*GOAL OF THE EXERCISE:* Leave out the pictures; transcribe all else exactly.

*SOURCE EXCERPT:*
******

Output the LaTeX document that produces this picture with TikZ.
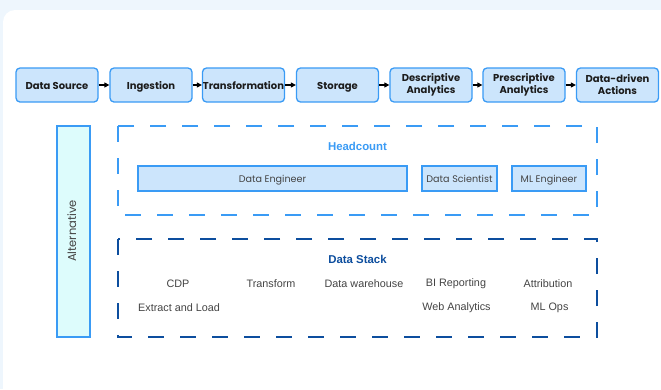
\documentclass[tikz,border=0pt]{standalone}
\usepackage{fontspec}
\setmainfont{Liberation Sans}
\newfontfamily\pop{Poppins}
\usetikzlibrary{arrows.meta}
\definecolor{pagebg}{HTML}{EEF6FD}
\definecolor{stepfill}{HTML}{CCE5FC}
\definecolor{stepline}{HTML}{3A9BF5}
\definecolor{altfill}{HTML}{DDFCFC}
\definecolor{darkblue}{HTML}{0D4E9E}
\definecolor{txt}{HTML}{1C1C1C}
\definecolor{graytxt}{HTML}{444444}
\tikzset{
  stage/.style={draw=stepline, fill=stepfill, line width=1.3pt, rounded corners=4pt,
    minimum width=82pt, minimum height=34pt, inner sep=0pt, align=center,
    text height=9.5pt, text depth=1pt,
    font=\pop\bfseries\fontsize{10}{12}\selectfont, text=txt},
  stagetwo/.style={stage, text height={}, text depth={}},
  flow/.style={-{Triangle[length=5pt,width=5pt]}, line width=1.2pt, black},
  role/.style={draw=stepline, fill=stepfill, line width=1.3pt, minimum height=25pt,
    inner sep=0pt, text height=8pt, text depth=1pt,
    font=\pop\fontsize{9.6}{11}\selectfont, text=graytxt},
  groupbox/.style={dash pattern=on 16pt off 16pt, line width=2.6pt},
  grouptitle/.style={font=\bfseries\fontsize{11.4}{13}\selectfont},
  tool/.style={font=\fontsize{10.8}{13}\selectfont, text=graytxt}
}
\begin{document}
\begin{tikzpicture}[x=1pt, y=-1pt]
\useasboundingbox (0,0) rectangle (661,389);
% backdrop and white panel
\fill[pagebg] (0,0) rectangle (661,389);
\fill[white, rounded corners=12pt] (3,10) rectangle (700,420);

% pipeline stages
\node[stage] (src)  at (57,85)    {Data Source};
\node[stage] (ing)  at (151,85)   {Ingestion};
\node[stage] (trf)  at (243.5,85) {Transformation};
\node[stage] (sto)  at (337.5,85) {Storage};
\node[stagetwo] (desc) at (431,85)   {Descriptive\\Analytics};
\node[stagetwo] (pres) at (524,85)   {Prescriptive\\Analytics};
\node[stagetwo] (act)  at (617.5,85) {Data-driven\\Actions};
\draw[flow] (src) -- (ing);
\draw[flow] (ing) -- (trf);
\draw[flow] (trf) -- (sto);
\draw[flow] (sto) -- (desc);
\draw[flow] (desc) -- (pres);
\draw[flow] (pres) -- (act);

% side label
\node[draw=stepline, fill=altfill, line width=2pt, minimum width=33pt, minimum height=211pt,
  inner sep=0pt] (alt) at (73,231) {};
\node[rotate=90, font=\pop\fontsize{11.5}{13}\selectfont, text=graytxt,
  text height=8pt, text depth=2pt] (altlbl) at (alt.center) {Alternative};

% headcount group
\draw[groupbox, draw=stepline] (118,126) rectangle (597,215);
\node[grouptitle, text=stepline] (hc) at (357.5,146) {Headcount};
\node[role, minimum width=269pt] (de) at (272.5,178.5) {Data Engineer};
\node[role, minimum width=75pt] (ds) at (459.5,178.5) {Data Scientist};
\node[role, minimum width=74pt] (ml) at (549,178.5) {ML Engineer};

% data stack group
\draw[groupbox, draw=darkblue] (118,239) rectangle (597,337);
\node[grouptitle, text=darkblue] (stk) at (357.5,259) {Data Stack};
\node[tool] (cdp) at (178,284) {CDP};
\node[tool] (tf)  at (271,284) {Transform};
\node[tool] (dw)  at (364,284) {Data warehouse};
\node[tool] (bi)  at (456,284) {BI Reporting};
\node[tool] (at)  at (548,284) {Attribution};
\node[tool] (el)  at (179,308) {Extract and Load};
\node[tool] (wa)  at (456.5,308) {Web Analytics};
\node[tool] (mo)  at (549.5,308) {ML Ops};
\end{tikzpicture}
\end{document}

******

*RESULT OF THIS TASK:*
Output the LaTeX document that produces this picture with TikZ.
\documentclass[tikz,border=0pt]{standalone}
\usepackage{fontspec}
\setmainfont{Liberation Sans}
\newfontfamily\pop{Poppins}
\usetikzlibrary{arrows.meta}
\definecolor{pagebg}{HTML}{EEF6FD}
\definecolor{stepfill}{HTML}{CCE5FC}
\definecolor{stepline}{HTML}{3A9BF5}
\definecolor{altfill}{HTML}{DDFCFC}
\definecolor{darkblue}{HTML}{0D4E9E}
\definecolor{txt}{HTML}{1C1C1C}
\definecolor{graytxt}{HTML}{444444}
\tikzset{
  stage/.style={draw=stepline, fill=stepfill, line width=1.3pt, rounded corners=4pt,
    minimum width=82pt, minimum height=34pt, inner sep=0pt, align=center,
    text height=9.5pt, text depth=1pt,
    font=\pop\bfseries\fontsize{10}{12}\selectfont, text=txt},
  stagetwo/.style={stage, text height={}, text depth={}},
  flow/.style={-{Triangle[length=5pt,width=5pt]}, line width=1.2pt, black},
  role/.style={draw=stepline, fill=stepfill, line width=1.3pt, minimum height=25pt,
    inner sep=0pt, text height=8pt, text depth=1pt,
    font=\pop\fontsize{9.6}{11}\selectfont, text=graytxt},
  groupbox/.style={dash pattern=on 16pt off 16pt, line width=2.6pt},
  grouptitle/.style={font=\bfseries\fontsize{11.4}{13}\selectfont},
  tool/.style={font=\fontsize{10.8}{13}\selectfont, text=graytxt}
}
\begin{document}
\begin{tikzpicture}[x=1pt, y=-1pt]
\useasboundingbox (0,0) rectangle (661,389);
% backdrop and white panel
\fill[pagebg] (0,0) rectangle (661,389);
\fill[white, rounded corners=12pt] (3,10) rectangle (700,420);

% pipeline stages
\node[stage] (src)  at (57,85)    {Data Source};
\node[stage] (ing)  at (151,85)   {Ingestion};
\node[stage] (trf)  at (243.5,85) {Transformation};
\node[stage] (sto)  at (337.5,85) {Storage};
\node[stagetwo] (desc) at (431,85)   {Descriptive\\Analytics};
\node[stagetwo] (pres) at (524,85)   {Prescriptive\\Analytics};
\node[stagetwo] (act)  at (617.5,85) {Data-driven\\Actions};
\draw[flow] (src) -- (ing);
\draw[flow] (ing) -- (trf);
\draw[flow] (trf) -- (sto);
\draw[flow] (sto) -- (desc);
\draw[flow] (desc) -- (pres);
\draw[flow] (pres) -- (act);

% side label
\node[draw=stepline, fill=altfill, line width=2pt, minimum width=33pt, minimum height=211pt,
  inner sep=0pt] (alt) at (73,231) {};
\node[rotate=90, font=\pop\fontsize{11.5}{13}\selectfont, text=graytxt,
  text height=8pt, text depth=2pt] (altlbl) at (alt.center) {Alternative};

% headcount group
\draw[groupbox, draw=stepline] (118,126) rectangle (597,215);
\node[grouptitle, text=stepline] (hc) at (357.5,146) {Headcount};
\node[role, minimum width=269pt] (de) at (272.5,178.5) {Data Engineer};
\node[role, minimum width=75pt] (ds) at (459.5,178.5) {Data Scientist};
\node[role, minimum width=74pt] (ml) at (549,178.5) {ML Engineer};

% data stack group
\draw[groupbox, draw=darkblue] (118,239) rectangle (597,337);
\node[grouptitle, text=darkblue] (stk) at (357.5,259) {Data Stack};
\node[tool] (cdp) at (178,284) {CDP};
\node[tool] (tf)  at (271,284) {Transform};
\node[tool] (dw)  at (364,284) {Data warehouse};
\node[tool] (bi)  at (456,284) {BI Reporting};
\node[tool] (at)  at (548,284) {Attribution};
\node[tool] (el)  at (179,308) {Extract and Load};
\node[tool] (wa)  at (456.5,308) {Web Analytics};
\node[tool] (mo)  at (549.5,308) {ML Ops};
\end{tikzpicture}
\end{document}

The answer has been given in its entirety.